# Material provided
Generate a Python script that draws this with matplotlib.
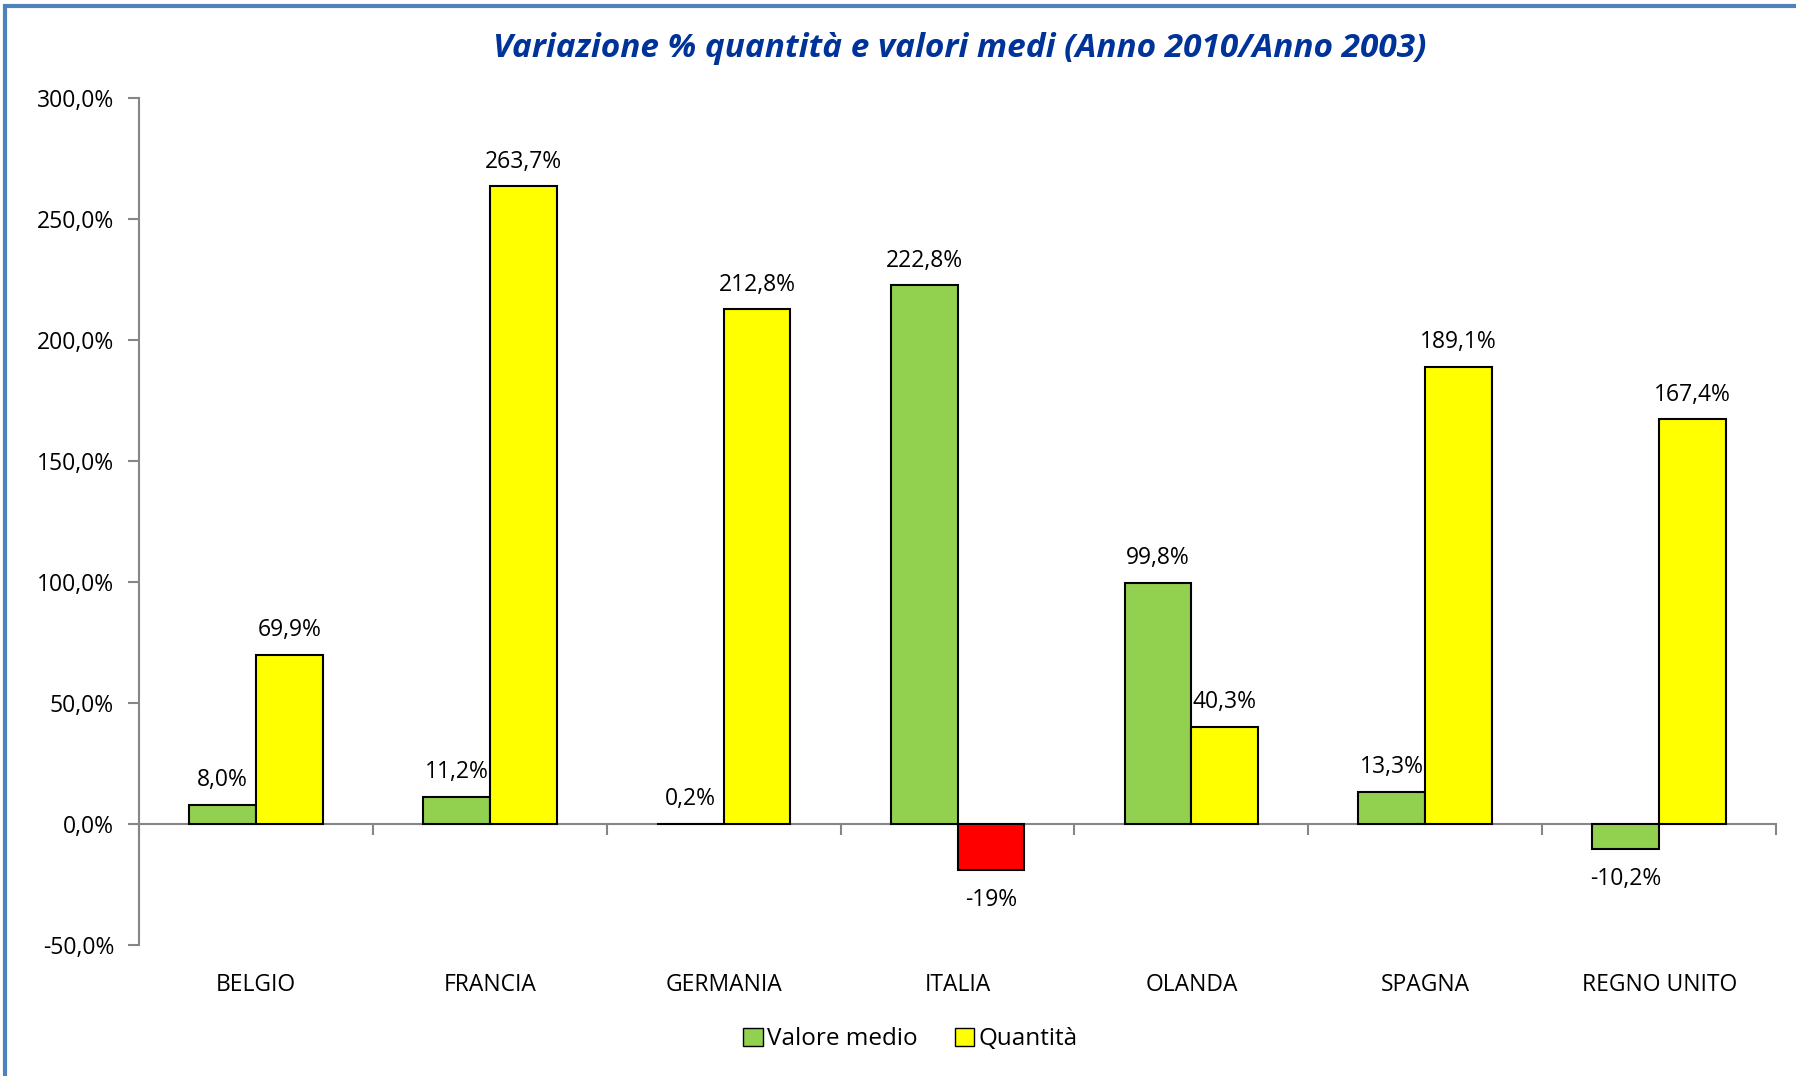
import numpy as np
import matplotlib.pyplot as plt
from matplotlib.patches import Rectangle, Patch
from matplotlib.ticker import FuncFormatter

# data
paesi = ['BELGIO', 'FRANCIA', 'GERMANIA', 'ITALIA', 'OLANDA', 'SPAGNA', 'REGNO UNITO']
valore_medio = [8.0, 11.2, 0.2, 222.8, 99.8, 13.3, -10.2]
quantita = [69.9, 263.7, 212.8, -19.0, 40.3, 189.1, 167.4]
lbl_valore = ['8,0%', '11,2%', '0,2%', '222,8%', '99,8%', '13,3%', '-10,2%']
lbl_quantita = ['69,9%', '263,7%', '212,8%', '-19%', '40,3%', '189,1%', '167,4%']

plt.rcParams['font.family'] = ['Open Sans', 'DejaVu Sans']

fig = plt.figure(figsize=(17.96, 10.76), dpi=100)
ax = fig.add_axes([0.0774, 0.1218, 0.9115, 0.7867])

x = np.arange(len(paesi))
w = 1 / 3.5
green = '#92D050'
yellow = '#FFFF00'
col_q = [yellow if v >= 0 else '#FF0000' for v in quantita]

b1 = ax.bar(x - w / 2, valore_medio, w, color=green, edgecolor='black', linewidth=1.5, zorder=3)
b2 = ax.bar(x + w / 2, quantita, w, color=col_q, edgecolor='black', linewidth=1.5, zorder=3)

for bars, labels in [(b1, lbl_valore), (b2, lbl_quantita)]:
    for b, t in zip(bars, labels):
        h = b.get_height()
        off = 9 if h >= 0 else -13
        ax.annotate(t, (b.get_x() + b.get_width() / 2, h), xytext=(0, off),
                    textcoords='offset points', ha='center',
                    va='bottom' if h >= 0 else 'top', fontsize=16.5)

ax.set_xlim(-0.5, len(paesi) - 0.5)
ax.set_ylim(-50, 300)
ax.set_yticks(np.arange(-50, 301, 50))
ax.yaxis.set_major_formatter(FuncFormatter(lambda v, p: f'{v:.1f}%'.replace('.', ',')))
ax.tick_params(axis='y', labelsize=16.5, length=8, width=1.5, color='#868686', pad=10)

for s in ['top', 'right']:
    ax.spines[s].set_visible(False)
ax.spines['left'].set_color('#868686')
ax.spines['left'].set_linewidth(1.5)
ax.spines['bottom'].set_position(('data', 0))
ax.spines['bottom'].set_color('#868686')
ax.spines['bottom'].set_linewidth(1.5)
ax.set_xticks(np.arange(-0.5, len(paesi), 1))
ax.set_xticklabels([])
ax.tick_params(axis='x', length=8, width=1.5, color='#868686')

for i, p in enumerate(paesi):
    ax.text(i, -0.047, p, transform=ax.get_xaxis_transform(), ha='center', va='center', fontsize=16.5)

fig.text(0.5345, 0.955, 'Variazione % quantità e valori medi (Anno 2010/Anno 2003)',
         ha='center', va='center', fontsize=24, fontweight='bold', fontstyle='italic',
         color='#003399')

handles = [Patch(facecolor=green, edgecolor='black', label='Valore medio'),
           Patch(facecolor=yellow, edgecolor='black', label='Quantità')]
fig.legend(handles=handles, loc='center', bbox_to_anchor=(0.507, 0.034), ncol=2,
           frameon=False, fontsize=17.5, handlelength=0.8, handleheight=0.8,
           handletextpad=0.2, columnspacing=1.5)

# outer frame (right and bottom cut off in the original)
fig.patches.append(Rectangle((0.003, -0.05), 1.1, 1.044, transform=fig.transFigure,
                             fill=False, edgecolor='#4F81BD', linewidth=3))

plt.savefig('out.png', dpi=100)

# Goal
Exactly reproduce the run of lines from the start of the listing through the line with "b2 = ax.bar(x", inclusive; pictures are not copied.

# Expected output
Generate a Python script that draws this with matplotlib.
import numpy as np
import matplotlib.pyplot as plt
from matplotlib.patches import Rectangle, Patch
from matplotlib.ticker import FuncFormatter

# data
paesi = ['BELGIO', 'FRANCIA', 'GERMANIA', 'ITALIA', 'OLANDA', 'SPAGNA', 'REGNO UNITO']
valore_medio = [8.0, 11.2, 0.2, 222.8, 99.8, 13.3, -10.2]
quantita = [69.9, 263.7, 212.8, -19.0, 40.3, 189.1, 167.4]
lbl_valore = ['8,0%', '11,2%', '0,2%', '222,8%', '99,8%', '13,3%', '-10,2%']
lbl_quantita = ['69,9%', '263,7%', '212,8%', '-19%', '40,3%', '189,1%', '167,4%']

plt.rcParams['font.family'] = ['Open Sans', 'DejaVu Sans']

fig = plt.figure(figsize=(17.96, 10.76), dpi=100)
ax = fig.add_axes([0.0774, 0.1218, 0.9115, 0.7867])

x = np.arange(len(paesi))
w = 1 / 3.5
green = '#92D050'
yellow = '#FFFF00'
col_q = [yellow if v >= 0 else '#FF0000' for v in quantita]

b1 = ax.bar(x - w / 2, valore_medio, w, color=green, edgecolor='black', linewidth=1.5, zorder=3)
b2 = ax.bar(x + w / 2, quantita, w, color=col_q, edgecolor='black', linewidth=1.5, zorder=3)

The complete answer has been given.